Start PROVIDED DATA

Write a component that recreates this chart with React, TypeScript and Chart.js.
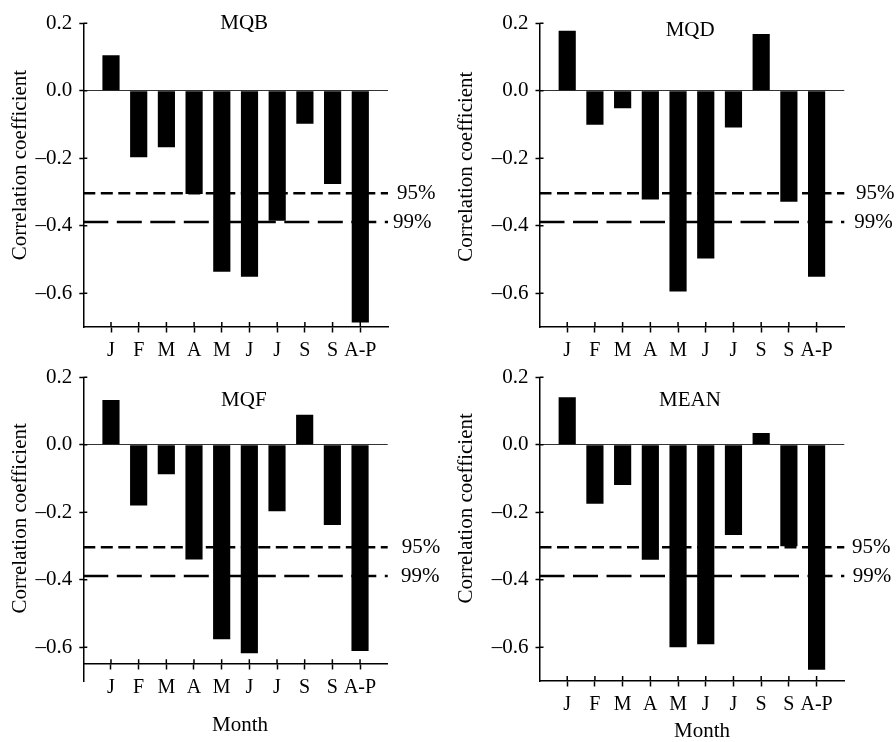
import React, { useEffect, useRef } from "react";
import { Chart, registerables } from "chart.js";

Chart.register(...registerables);

// ---------------- data ----------------
const months = ["J", "F", "M", "A", "M", "J", "J", "S", "S", "A-P"];
const mqbValues = [0.105, -0.197, -0.167, -0.306, -0.536, -0.551, -0.385, -0.098, -0.276, -0.687];
const mqdValues = [0.178, -0.101, -0.052, -0.322, -0.595, -0.497, -0.109, 0.168, -0.329, -0.551];
const mqfValues = [0.133, -0.18, -0.087, -0.34, -0.576, -0.618, -0.197, 0.089, -0.238, -0.611];
const meanValues = [0.141, -0.175, -0.119, -0.341, -0.6, -0.591, -0.267, 0.035, -0.301, -0.667];
const yTickValues = [-0.6, -0.4, -0.2, 0, 0.2];
const yTickLabels = ["\u20130.6", "\u20130.4", "\u20130.2", "0.0", "0.2"];
const sig95 = -0.304;
const sig99 = -0.389;
const sigLabels = ["95%", "99%"];
const yMin = -0.7;
const yMax = 0.2;
const yTitle = "Correlation coefficient";
const xTitle = "Month";

// ---------------- layout / style ----------------
const FONT = '"Liberation Serif", "Times New Roman", Times, serif';

type PanelCfg = {
  title: string;
  values: number[];
  xAxisAt: number;
  canvas: { left: number; top: number; w: number; h: number };
  area: { left: number; right: number; top: number; bottom: number };
  titleAt: [number, number];
  yTitleAt: [number, number];
  monthAt: [number, number] | null;
  pctDx: [number, number];
};

const PANELS: PanelCfg[] = [
  {
    title: "MQB",
    values: mqbValues,
    xAxisAt: -0.7,
    canvas: { left: 0, top: 0, w: 448, h: 380 },
    area: { left: 83.3, right: 388, top: 23.3, bottom: 327 },
    titleAt: [244.2, 23.7],
    yTitleAt: [20, 165],
    monthAt: null,
    pctDx: [9, 5],
  },
  {
    title: "MQD",
    values: mqdValues,
    xAxisAt: -0.7,
    canvas: { left: 448, top: 0, w: 448, h: 380 },
    area: { left: 539.5, right: 844.3, top: 23.3, bottom: 327 },
    titleAt: [690.2, 30],
    yTitleAt: [466, 166.7],
    monthAt: null,
    pctDx: [11.7, 10],
  },
  {
    title: "MQF",
    values: mqfValues,
    xAxisAt: -0.65,
    canvas: { left: 0, top: 350, w: 448, h: 392 },
    area: { left: 83.3, right: 387.7, top: 377.3, bottom: 681 },
    titleAt: [243.8, 400.5],
    yTitleAt: [20, 518.3],
    monthAt: [240, 725],
    pctDx: [14, 13.3],
  },
  {
    title: "MEAN",
    values: meanValues,
    xAxisAt: -0.7,
    canvas: { left: 448, top: 350, w: 448, h: 392 },
    area: { left: 539.5, right: 844.3, top: 377.3, bottom: 681 },
    titleAt: [690, 400],
    yTitleAt: [466, 508.3],
    monthAt: [702, 731.5],
    pctDx: [7.7, 8.4],
  },
];

function Panel({ cfg }: { cfg: PanelCfg }) {
  const ref = useRef<HTMLCanvasElement | null>(null);

  useEffect(() => {
    const canvas = ref.current;
    if (!canvas) return;
    const c = cfg.canvas;
    const a = cfg.area;
    const labels = ["", ...months, ""];
    const barData = [null, ...cfg.values, null];
    const line95 = labels.map(() => sig95);
    const line99 = labels.map(() => sig99);
    const yAxisWidth = a.left - c.left;

    const overlay = {
      id: "overlay",
      afterDraw(chart: any) {
        const ctx = chart.ctx;
        const xs = chart.scales.x;
        const ys = chart.scales.y;
        const ca = chart.chartArea;
        ctx.save();
        // inner halves of tick marks
        ctx.strokeStyle = "#000";
        ctx.lineWidth = 1.5;
        ctx.beginPath();
        yTickValues.forEach((v) => {
          const py = ys.getPixelForValue(v);
          ctx.moveTo(ca.left, py);
          ctx.lineTo(ca.left + 4, py);
        });
        const axisY = ys.getPixelForValue(cfg.xAxisAt);
        for (let i = 1; i < labels.length - 1; i++) {
          const px = xs.getPixelForTick(i);
          ctx.moveTo(px, axisY);
          ctx.lineTo(px, axisY - 5);
        }
        ctx.stroke();

        ctx.fillStyle = "#000";
        ctx.font = `21px ${FONT}`;
        // significance labels
        ctx.textAlign = "left";
        ctx.textBaseline = "middle";
        ctx.fillText(sigLabels[0], ca.right + cfg.pctDx[0], ys.getPixelForValue(sig95));
        ctx.fillText(sigLabels[1], ca.right + cfg.pctDx[1], ys.getPixelForValue(sig99));
        // panel title
        ctx.textAlign = "center";
        ctx.fillText(cfg.title, cfg.titleAt[0] - c.left, cfg.titleAt[1] - c.top);
        // x title
        if (cfg.monthAt) {
          ctx.fillText(xTitle, cfg.monthAt[0] - c.left, cfg.monthAt[1] - c.top);
        }
        // y title
        ctx.translate(cfg.yTitleAt[0] - c.left, cfg.yTitleAt[1] - c.top);
        ctx.rotate(-Math.PI / 2);
        ctx.fillText(yTitle, 0, 0);
        ctx.restore();
      },
    };

    const chart = new Chart(canvas, {
      type: "bar",
      data: {
        labels,
        datasets: [
          {
            type: "bar",
            data: barData as any,
            backgroundColor: "#000",
            borderWidth: 0,
            barPercentage: 0.62,
            categoryPercentage: 1,
            order: 2,
          },
          {
            type: "line",
            data: line95,
            borderColor: "#000",
            borderWidth: 2.5,
            borderDash: [12, 5.5],
            pointRadius: 0,
            fill: false,
            tension: 0,
            order: 1,
          } as any,
          {
            type: "line",
            data: line99,
            borderColor: "#000",
            borderWidth: 2.5,
            borderDash: [25, 8.5],
            pointRadius: 0,
            fill: false,
            tension: 0,
            order: 1,
          } as any,
        ],
      },
      options: {
        responsive: false,
        animation: false,
        layout: {
          padding: {
            left: 0,
            top: a.top - c.top,
            right: c.left + c.w - a.right,
            bottom: c.top + c.h - a.bottom,
          },
        },
        plugins: {
          legend: { display: false },
          tooltip: { enabled: false },
          title: { display: false },
        },
        scales: {
          x: {
            type: "category",
            position: { y: cfg.xAxisAt } as any,
            offset: false,
            grid: {
              offset: false,
              drawOnChartArea: false,
              drawTicks: true,
              tickLength: 5,
              tickWidth: 1.5,
              tickColor: (ctx: any) =>
                ctx.index === 0 || ctx.index === labels.length - 1 ? "rgba(0,0,0,0)" : "#000",
            },
            border: { color: "#000", width: 1.5 },
            ticks: {
              autoSkip: false,
              maxRotation: 0,
              minRotation: 0,
              padding: 7,
              color: "#000",
              font: { family: FONT, size: 20 },
            },
          },
          y: {
            type: "linear",
            position: "left",
            min: yMin,
            max: yMax,
            afterBuildTicks: (s: any) => {
              s.ticks = yTickValues.map((v) => ({ value: v }));
            },
            afterFit: (s: any) => {
              s.width = yAxisWidth;
            },
            grid: {
              drawOnChartArea: true,
              color: (ctx: any) =>
                ctx.tick && ctx.tick.value === 0 ? "#333" : "rgba(0,0,0,0)",
              lineWidth: 1,
              tickLength: 4,
              tickWidth: 1.5,
              tickColor: "#000",
            },
            border: { color: "#000", width: 1.5 },
            ticks: {
              padding: 7,
              color: "#000",
              font: { family: FONT, size: 21 },
              callback: (_v: any, i: number) => yTickLabels[i],
            },
          },
        },
      } as any,
      plugins: [overlay],
    });

    return () => chart.destroy();
  }, [cfg]);

  return (
    <canvas
      ref={ref}
      width={cfg.canvas.w}
      height={cfg.canvas.h}
      style={{
        position: "absolute",
        left: cfg.canvas.left,
        top: cfg.canvas.top,
        width: cfg.canvas.w,
        height: cfg.canvas.h,
      }}
    />
  );
}

export default function App() {
  return (
    <div
      style={{
        position: "absolute",
        left: 0,
        top: 0,
        width: 896,
        height: 742,
        background: "#fff",
        overflow: "hidden",
      }}
    >
      {PANELS.map((p) => (
        <Panel key={p.title} cfg={p} />
      ))}
    </div>
  );
}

End PROVIDED DATA

TASK: Extract each line from the listing that holds the word "React".

RESPONSE TO THE TASK:
Write a component that recreates this chart with React, TypeScript and Chart.js.
import React, { useEffect, useRef } from "react";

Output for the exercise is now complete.